Whilst this might be acceptable in some research, when looking at anything Internet related these samples are not reasonable representations of the population. However – and I am not sure whether this is a compliment or criticism, but it seems most academic articles on digital marketing include in them somewhere a phrase something like: There is still a significant gap in our understanding/research of the subject area.

I also find that the results of a great deal of academic research actually tell us nothing new. Or rather, tell practitioners nothing they have not already discovered by trial and error. For example, a special issue of European Journal of Marketing published in 2013 featured
an article entitled ‘The Impact of Online User Reviews on Camera Sales’ by Zhang et al. (2013).

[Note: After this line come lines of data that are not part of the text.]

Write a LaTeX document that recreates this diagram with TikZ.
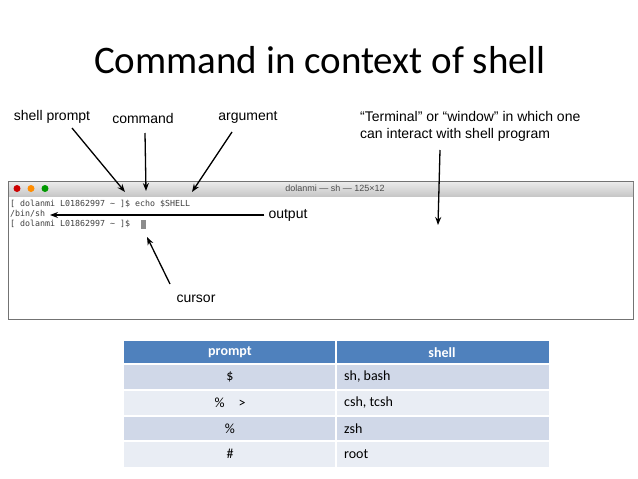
\documentclass[tikz,border=0pt]{standalone}
\usepackage{fontspec}
\setmainfont{Carlito}
\newfontfamily\labelfont{Liberation Sans}
\newfontfamily\termfont{DejaVu Sans Mono}
\usetikzlibrary{arrows.meta}
\definecolor{headblue}{HTML}{4F81BD}
\definecolor{rowdark}{HTML}{D0D8E8}
\definecolor{rowlight}{HTML}{E9EDF4}
\tikzset{
  callout/.style={font=\labelfont\fontsize{14}{17}\selectfont, inner sep=0pt},
  pointer/.style={-{Stealth[length=8pt,width=6pt]}, line width=1.3pt},
  termtext/.style={font=\termfont\fontsize{8.3}{9}\selectfont, text=black!75, anchor=west, inner sep=0pt},
  cell/.style={font=\fontsize{14}{16}\selectfont, inner sep=0pt}
}
\begin{document}
\begin{tikzpicture}[x=1pt, y=-1pt]
\useasboundingbox (0,0) rectangle (638,479);
% title
\node[font=\fontsize{39}{44}\selectfont] (title) at (320,60) {Command in context of shell};
% terminal window
\fill[black!55] (8,181) rectangle (634,320);
\fill[white] (9,196) rectangle (633,319);
\shade[top color=black!8, bottom color=black!22] (9,182) rectangle (633,196);
\fill[red!80!black] (17,188.5) circle (3.5);
\fill[orange!90!yellow] (31,188.5) circle (3.5);
\fill[green!60!black] (45,188.5) circle (3.5);
\node[font=\labelfont\fontsize{9}{10}\selectfont, text=black!70] (wtitle) at (335,188) {dolanmi — sh — 125×12};
\node[termtext] (line1) at (10,204) {[ dolanmi L01862997  \textasciitilde{} ]\$ echo \$SHELL};
\node[termtext] (line2) at (10,214) {/bin/sh};
\node[termtext] (line3) at (10,224) {[ dolanmi L01862997  \textasciitilde{} ]\$};
\fill[black!45] (141,220) rectangle (146,229);
% labels
\node[callout] (prompt) at (52,117) {shell prompt};
\node[callout] (cmd) at (143,118) {command};
\node[callout] (arg) at (248,117) {argument};
\node[callout, align=left, anchor=west] (term) at (360,126) {“Terminal” or “window” in which one\\can interact with shell program};
\node[callout] (out) at (288,215) {output};
\node[callout] (cur) at (196,299) {cursor};
% arrows
\coordinate (promptend) at (125,192);
\coordinate (cmdend) at (146,191);
\coordinate (argend) at (192,192);
\coordinate (outend) at (50,215);
\coordinate (termend) at (438,225);
\coordinate (curend) at (147,237);
\draw[pointer] (72,128) -- (promptend);
\draw[pointer] (145,133) -- (cmdend);
\draw[pointer] (232,132) -- (argend);
\draw[pointer] (out.west) ++(-4,0) -- (outend);
\draw[pointer] (440,150) -- (termend);
\draw[pointer] (170,284) -- (curend);
% table
\fill[headblue] (124,341) rectangle (549,364);
\foreach \top/\col in {364/rowdark, 390/rowlight, 416/rowdark, 441/rowlight}
  \fill[\col] (124,\top) rectangle (549,\top+25.5);
\foreach \y in {364,390,416,441}
  \draw[white, line width=1.2pt] (124,\y) -- (549,\y);
\draw[white, line width=1.2pt] (336,341) -- (336,467);
\node[cell, text=white, font=\bfseries\fontsize{14}{16}\selectfont] (hprompt) at (230,352.5) {prompt};
\node[cell, text=white, font=\bfseries\fontsize{14}{16}\selectfont] (hshell) at (442,352.5) {shell};
\node[cell] (p1) at (230,377) {\$};
\node[cell] (p2) at (230,403) {\%\quad >};
\node[cell] (p3) at (230,428.5) {\%};
\node[cell] (p4) at (230,454) {\#};
\node[cell, anchor=west] (s1) at (344,377) {sh, bash};
\node[cell, anchor=west] (s2) at (344,403) {csh, tcsh};
\node[cell, anchor=west] (s3) at (344,428.5) {zsh};
\node[cell, anchor=west] (s4) at (344,454) {root};
\end{tikzpicture}
\end{document}
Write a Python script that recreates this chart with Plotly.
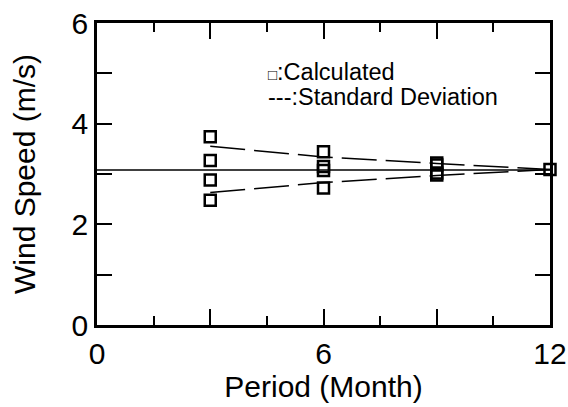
import plotly.graph_objects as go

# Data
calc_x = [3, 3, 3, 3, 6, 6, 6, 6, 9, 9, 9, 9, 12]
calc_y = [3.74, 3.27, 2.88, 2.48, 3.44, 3.15, 3.07, 2.72, 3.22, 3.18, 3.02, 2.98, 3.09]
sd_x = [3, 6, 9, 12]
sd_upper = [3.55, 3.34, 3.21, 3.09]
sd_lower = [2.63, 2.83, 2.97, 3.09]
mean_x = [0, 12]
mean_y = [3.08, 3.08]

FONT = "Liberation Sans, Arial, sans-serif"

fig = go.Figure()
fig.add_trace(go.Scatter(x=mean_x, y=mean_y, mode="lines",
                         line=dict(color="black", width=1.5), cliponaxis=False))
for ys in (sd_upper, sd_lower):
    fig.add_trace(go.Scatter(x=sd_x, y=ys, mode="lines",
                             line=dict(color="black", width=1.5, dash="35px,9px")))
fig.add_trace(go.Scatter(x=calc_x, y=calc_y, mode="markers", cliponaxis=False,
                         marker=dict(symbol="square-open", size=11, color="black",
                                     line=dict(width=2.5, color="black"))))

fig.update_layout(
    width=568, height=407,
    margin=dict(l=97, r=18, t=23, b=82),
    paper_bgcolor="white", plot_bgcolor="white",
    showlegend=False,
    font=dict(family=FONT, color="black", size=30),
    xaxis=dict(range=[0, 12], tickvals=[0, 3, 6, 9, 12], ticktext=["0", "", "6", "", "12"],
               automargin=False,
               ticks="inside", ticklen=16, tickwidth=2, tickcolor="black",
               showline=True, linewidth=2.5, linecolor="black", mirror="ticks",
               showgrid=False, zeroline=False,
               minor=dict(tickvals=[1.5, 4.5, 7.5, 10.5], ticks="inside", ticklen=9,
                          tickwidth=2, tickcolor="black", showgrid=False),
               title=dict(text="Period (Month)", font=dict(size=30), standoff=4),
               tickfont=dict(size=30)),
    yaxis=dict(range=[0, 6], tickvals=[0, 1, 2, 3, 4, 5, 6],
               ticktext=["0", "", "2", "", "4", "", "6"],
               automargin=False,
               ticks="inside", ticklen=15, tickwidth=2, tickcolor="black",
               showline=True, linewidth=2.5, linecolor="black", mirror="ticks",
               showgrid=False, zeroline=False,
               title=dict(text="Wind Speed (m/s)", font=dict(size=30), standoff=28),
               tickfont=dict(size=30)),
    annotations=[
        dict(text="<span style='font-size:15px'>□</span>:Calculated", xref="paper", yref="paper",
             x=0.373, y=0.838, xanchor="left", yanchor="middle", showarrow=False,
             font=dict(size=23.5)),
        dict(text="---:Standard Deviation", xref="paper", yref="paper", x=0.373, y=0.756,
             xanchor="left", yanchor="middle", showarrow=False, font=dict(size=23.5)),
    ],
)

fig.write_html("out.html")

Its abstract included the following:

Practical implications – This research indicates that the retailers should provide channels for and encourage customer online reviews for search goods to improve sales. It is also beneficial for online retailers to provide detailed product attributes to help their customers make the purchase decision. Carefully designed and executed price promotions could also be effective ways to improve sales of searchable goods.

Originality/value – This study is one of the first attempts to investigate the impact of online user reviews on sales of search goods.

Now, I do not doubt or question the integrity of this article’s authors (or, indeed, that of any academic researcher), but – in my non-academic- research opinion – Amazon and a thousand other online retailers knew the first element of the practical implications back in the last century (I certainly did) and, by definition, a search good is a product that is easily appraised before purchase and so is subject to price competition – and so nothing new there.

As for the originality/value, Amazon – and its contemporaries – will have been, and are still, running real-time research on the impact of online user reviews on sales of search goods, again since the last century. This might have been one of the first academic studies of its kind (I have often come across references to an article by Godes and Mayzlin published in 2004 as ‘the first researchers to investigate the impact of the online review’), but it does not tell us anything new.

Also with regard to academic research, I find there is confusion in the crossover between computing, business and other subject areas – with examples of discipline experts making basic errors when they stray from their own field. This includes marketers making technical statements that are flawed as well as IT writers who – without the qualification or experience in the subject – make erroneous comments about business applications or, of specific relevance to this book, marketing applications.